# REQUEST
Write out, word for word, every line from the first one through the line that holds "Chart.register(...registerables);", and nothing else; skip the pictures.

# SUPPLIED MATERIAL
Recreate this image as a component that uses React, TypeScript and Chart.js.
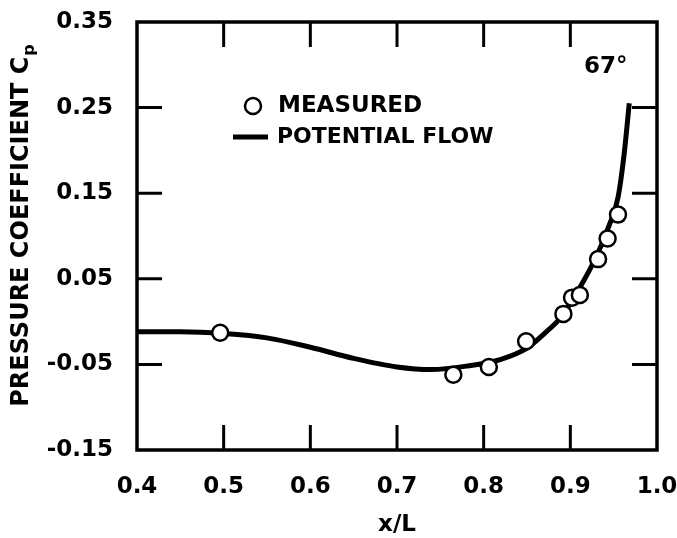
import { useEffect, useRef } from "react";
import { Chart, registerables } from "chart.js";

Chart.register(...registerables);

// ---- data ----
const xTickValues = [0.4, 0.5, 0.6, 0.7, 0.8, 0.9, 1.0];
const yTickValues = [-0.15, -0.05, 0.05, 0.15, 0.25, 0.35];
const measuredX = [0.496, 0.765, 0.806, 0.849, 0.892, 0.902, 0.911, 0.932, 0.943, 0.955];
const measuredCp = [-0.013, -0.062, -0.053, -0.023, 0.009, 0.028, 0.031, 0.073, 0.097, 0.125];
const potentialX = [0.4, 0.45, 0.5, 0.55, 0.6, 0.65, 0.7, 0.74, 0.78, 0.82, 0.85, 0.87, 0.89, 0.91, 0.93, 0.945, 0.955, 0.962, 0.968];
const potentialCp = [-0.012, -0.012, -0.014, -0.019, -0.03, -0.043, -0.053, -0.056, -0.052, -0.044, -0.031, -0.014, 0.006, 0.038, 0.076, 0.113, 0.145, 0.195, 0.255];
const seriesNames = ["MEASURED", "POTENTIAL FLOW"];
const angleLabel = "67°";
const xTitle = "x/L";
const yTitleMain = "PRESSURE COEFFICIENT C";
const yTitleSub = "p";

const FONT = '"DejaVu Sans", sans-serif';

const framePlugin = {
  id: "frameTicks",
  afterDatasetsDraw(chart: any) {
    const { ctx, chartArea: a, scales } = chart;
    const xs = scales.x;
    const ys = scales.y;
    const tl = 25;
    ctx.save();
    ctx.strokeStyle = "#000";
    ctx.lineCap = "butt";
    ctx.lineWidth = 3;
    xTickValues.slice(1, -1).forEach((v) => {
      const px = xs.getPixelForValue(v);
      ctx.beginPath();
      ctx.moveTo(px, a.bottom);
      ctx.lineTo(px, a.bottom - tl);
      ctx.moveTo(px, a.top);
      ctx.lineTo(px, a.top + tl);
      ctx.stroke();
    });
    yTickValues.slice(1, -1).forEach((v) => {
      const py = ys.getPixelForValue(v);
      ctx.beginPath();
      ctx.moveTo(a.left, py);
      ctx.lineTo(a.left + tl, py);
      ctx.moveTo(a.right, py);
      ctx.lineTo(a.right - tl, py);
      ctx.stroke();
    });
    ctx.lineWidth = 3.5;
    ctx.lineJoin = "miter";
    ctx.strokeRect(a.left, a.top, a.right - a.left, a.bottom - a.top);
    ctx.restore();
  },
  afterDraw(chart: any) {
    const { ctx, chartArea: a } = chart;
    ctx.save();
    ctx.strokeStyle = "#000";
    // legend
    ctx.beginPath();
    ctx.arc(253, 106, 8, 0, Math.PI * 2);
    ctx.fillStyle = "#fff";
    ctx.fill();
    ctx.lineWidth = 2.5;
    ctx.stroke();
    ctx.fillStyle = "#000";
    ctx.font = `bold 23px ${FONT}`;
    ctx.textAlign = "left";
    ctx.textBaseline = "middle";
    ctx.fillText(seriesNames[0], 278, 106);
    ctx.beginPath();
    ctx.lineWidth = 5;
    ctx.moveTo(233, 137);
    ctx.lineTo(268, 137);
    ctx.stroke();
    ctx.font = `bold 22px ${FONT}`;
    ctx.fillText(seriesNames[1], 277, 137);
    // angle label
    ctx.font = `bold 23px ${FONT}`;
    ctx.fillText(angleLabel, a.right - 73, 67);
    // y title with subscript
    ctx.translate(22, 226);
    ctx.rotate(-Math.PI / 2);
    ctx.font = `bold 24px ${FONT}`;
    const wMain = ctx.measureText(yTitleMain).width;
    ctx.font = `bold 16px ${FONT}`;
    const wSub = ctx.measureText(yTitleSub).width;
    const start = -(wMain + wSub) / 2;
    ctx.font = `bold 24px ${FONT}`;
    ctx.fillText(yTitleMain, start, 0);
    ctx.font = `bold 16px ${FONT}`;
    ctx.fillText(yTitleSub, start + wMain + 1, 8);
    ctx.restore();
  },
};

export default function App() {
  const ref = useRef<HTMLCanvasElement | null>(null);
  useEffect(() => {
    if (!ref.current) return;
    const chart = new Chart(ref.current, {
      type: "scatter",
      data: {
        datasets: [
          {
            label: seriesNames[0],
            data: measuredX.map((x, i) => ({ x, y: measuredCp[i] })),
            pointRadius: 8,
            pointHoverRadius: 8,
            pointBackgroundColor: "#fff",
            pointBorderColor: "#000",
            pointBorderWidth: 2.5,
            showLine: false,
            order: 0,
          } as any,
          {
            label: seriesNames[1],
            type: "line",
            data: potentialX.map((x, i) => ({ x, y: potentialCp[i] })),
            showLine: true,
            pointRadius: 0,
            borderColor: "#000",
            borderWidth: 5,
            cubicInterpolationMode: "monotone",
            fill: false,
            order: 1,
          } as any,
        ],
      },
      options: {
        animation: false,
        responsive: false,
        layout: { padding: { top: 22, right: 20, left: 0, bottom: 0 } },
        plugins: { legend: { display: false }, tooltip: { enabled: false } },
        scales: {
          x: {
            type: "linear",
            min: 0.4,
            max: 1.0,
            grid: { display: false, drawTicks: false },
            border: { display: false },
            afterBuildTicks: (s: any) => {
              s.ticks = xTickValues.map((v) => ({ value: v }));
            },
            afterFit: (s: any) => {
              s.height = 88;
              s.paddingLeft = 0;
              s.paddingRight = 0;
            },
            ticks: {
              padding: 23,
              color: "#000",
              font: { family: FONT, size: 23, weight: "bold" },
              callback: (v: any) => Number(v).toFixed(1),
              maxRotation: 0,
              autoSkip: false,
            },
            title: {
              display: true,
              text: xTitle,
              color: "#000",
              font: { family: FONT, size: 23, weight: "bold" },
              padding: { top: 0, bottom: -1 },
            },
          },
          y: {
            type: "linear",
            min: -0.15,
            max: 0.35,
            grid: { display: false, drawTicks: false },
            border: { display: false },
            afterBuildTicks: (s: any) => {
              s.ticks = yTickValues.map((v) => ({ value: v }));
            },
            afterFit: (s: any) => {
              s.width = 137;
              s.paddingTop = 0;
              s.paddingBottom = 0;
            },
            ticks: {
              padding: 24,
              color: "#000",
              font: { family: FONT, size: 23, weight: "bold" },
              callback: (v: any) => Number(v).toFixed(2),
              autoSkip: false,
            },
          },
        },
      },
      plugins: [framePlugin],
    });
    return () => chart.destroy();
  }, []);
  return (
    <div style={{ position: "fixed", left: 0, top: 0, width: 677, height: 538, background: "#fff" }}>
      <canvas ref={ref} width={677} height={538} style={{ width: 677, height: 538 }} />
    </div>
  );
}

# WORKED ANSWER
Recreate this image as a component that uses React, TypeScript and Chart.js.
import { useEffect, useRef } from "react";
import { Chart, registerables } from "chart.js";

Chart.register(...registerables);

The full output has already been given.